(GOAL): Working from the top of the listing below, retype each line through the line containing "40.1, 60.3, 40.0, 57.6, 42.8, 60.1, 42.5, 55.1, 52.0]", both included, with no pictures.
##### DATA TO USE
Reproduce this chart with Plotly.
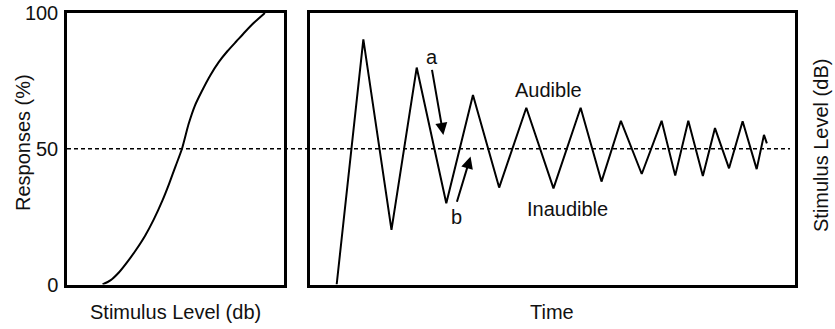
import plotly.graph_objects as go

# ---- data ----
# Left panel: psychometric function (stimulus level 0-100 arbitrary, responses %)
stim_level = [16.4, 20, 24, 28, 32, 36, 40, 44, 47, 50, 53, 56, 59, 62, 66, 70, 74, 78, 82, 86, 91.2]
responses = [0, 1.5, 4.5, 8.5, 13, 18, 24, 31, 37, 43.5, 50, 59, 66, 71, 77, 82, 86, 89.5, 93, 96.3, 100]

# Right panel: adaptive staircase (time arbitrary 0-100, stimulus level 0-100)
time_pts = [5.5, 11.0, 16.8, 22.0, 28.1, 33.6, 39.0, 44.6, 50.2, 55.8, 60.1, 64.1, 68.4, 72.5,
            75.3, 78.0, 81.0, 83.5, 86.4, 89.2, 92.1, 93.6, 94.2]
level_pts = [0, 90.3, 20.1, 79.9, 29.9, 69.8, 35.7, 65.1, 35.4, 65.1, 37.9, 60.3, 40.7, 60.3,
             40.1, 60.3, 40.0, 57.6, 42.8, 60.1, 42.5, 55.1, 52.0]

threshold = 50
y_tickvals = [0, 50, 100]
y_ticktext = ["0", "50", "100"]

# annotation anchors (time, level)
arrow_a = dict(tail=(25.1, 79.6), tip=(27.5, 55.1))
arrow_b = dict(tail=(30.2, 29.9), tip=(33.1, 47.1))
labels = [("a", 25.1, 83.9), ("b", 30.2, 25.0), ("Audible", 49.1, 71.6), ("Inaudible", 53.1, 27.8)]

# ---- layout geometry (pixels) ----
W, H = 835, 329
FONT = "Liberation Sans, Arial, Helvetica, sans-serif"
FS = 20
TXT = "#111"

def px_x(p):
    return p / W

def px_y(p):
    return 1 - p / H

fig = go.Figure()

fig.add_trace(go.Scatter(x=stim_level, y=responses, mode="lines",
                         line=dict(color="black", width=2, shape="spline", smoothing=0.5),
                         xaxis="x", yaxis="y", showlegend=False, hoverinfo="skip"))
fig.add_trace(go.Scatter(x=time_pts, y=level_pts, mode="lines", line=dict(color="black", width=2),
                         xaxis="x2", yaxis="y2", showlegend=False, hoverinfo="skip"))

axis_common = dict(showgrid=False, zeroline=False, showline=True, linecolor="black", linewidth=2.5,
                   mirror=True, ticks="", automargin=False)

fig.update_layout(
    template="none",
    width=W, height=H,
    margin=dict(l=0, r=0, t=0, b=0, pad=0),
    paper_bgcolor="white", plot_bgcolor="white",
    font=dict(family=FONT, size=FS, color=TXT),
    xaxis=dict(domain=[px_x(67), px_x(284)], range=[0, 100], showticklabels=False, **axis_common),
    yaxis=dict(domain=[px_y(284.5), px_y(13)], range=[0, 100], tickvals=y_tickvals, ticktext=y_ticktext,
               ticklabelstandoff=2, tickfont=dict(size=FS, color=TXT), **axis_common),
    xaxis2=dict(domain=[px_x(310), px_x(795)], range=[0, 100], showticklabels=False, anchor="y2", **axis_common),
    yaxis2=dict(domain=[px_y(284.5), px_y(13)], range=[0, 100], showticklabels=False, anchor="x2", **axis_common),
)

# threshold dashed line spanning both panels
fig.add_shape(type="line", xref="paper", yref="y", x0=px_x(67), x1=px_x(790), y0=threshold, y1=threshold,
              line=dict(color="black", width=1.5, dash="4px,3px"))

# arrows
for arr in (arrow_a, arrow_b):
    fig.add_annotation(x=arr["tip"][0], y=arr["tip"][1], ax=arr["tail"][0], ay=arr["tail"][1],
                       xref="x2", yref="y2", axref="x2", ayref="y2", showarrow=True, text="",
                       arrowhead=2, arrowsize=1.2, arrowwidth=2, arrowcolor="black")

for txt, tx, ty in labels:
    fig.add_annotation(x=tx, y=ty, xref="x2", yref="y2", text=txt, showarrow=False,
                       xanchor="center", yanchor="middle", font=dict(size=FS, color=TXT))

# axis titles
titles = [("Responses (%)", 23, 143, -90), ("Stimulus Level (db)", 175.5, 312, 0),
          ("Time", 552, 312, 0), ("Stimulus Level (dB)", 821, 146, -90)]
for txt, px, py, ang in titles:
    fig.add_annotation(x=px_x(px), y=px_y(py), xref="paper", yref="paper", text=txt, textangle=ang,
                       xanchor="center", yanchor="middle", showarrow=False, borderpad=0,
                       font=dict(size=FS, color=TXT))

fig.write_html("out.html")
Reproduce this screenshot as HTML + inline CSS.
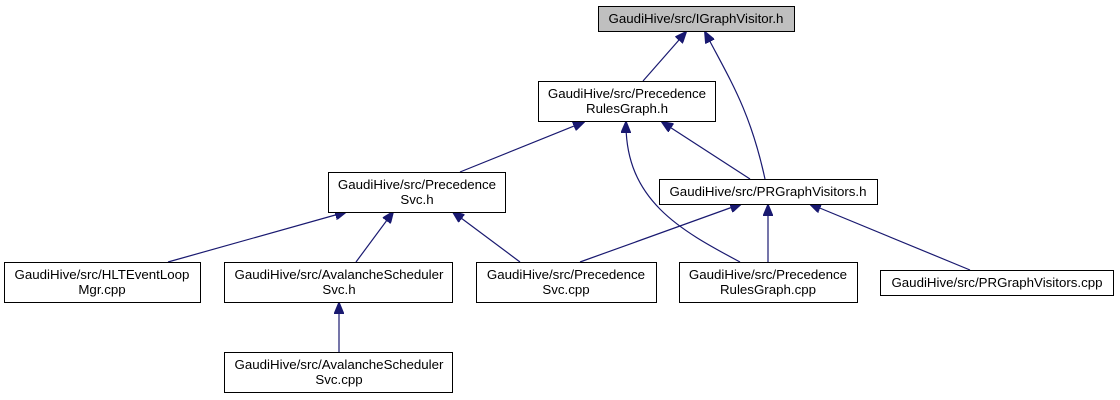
##########
(RESULT OF THIS EXERCISE):
Reproduce this chart with Plotly.
import plotly.graph_objects as go

# ---- data ----
# Left panel: psychometric function (stimulus level 0-100 arbitrary, responses %)
stim_level = [16.4, 20, 24, 28, 32, 36, 40, 44, 47, 50, 53, 56, 59, 62, 66, 70, 74, 78, 82, 86, 91.2]
responses = [0, 1.5, 4.5, 8.5, 13, 18, 24, 31, 37, 43.5, 50, 59, 66, 71, 77, 82, 86, 89.5, 93, 96.3, 100]

# Right panel: adaptive staircase (time arbitrary 0-100, stimulus level 0-100)
time_pts = [5.5, 11.0, 16.8, 22.0, 28.1, 33.6, 39.0, 44.6, 50.2, 55.8, 60.1, 64.1, 68.4, 72.5,
            75.3, 78.0, 81.0, 83.5, 86.4, 89.2, 92.1, 93.6, 94.2]
level_pts = [0, 90.3, 20.1, 79.9, 29.9, 69.8, 35.7, 65.1, 35.4, 65.1, 37.9, 60.3, 40.7, 60.3,
             40.1, 60.3, 40.0, 57.6, 42.8, 60.1, 42.5, 55.1, 52.0]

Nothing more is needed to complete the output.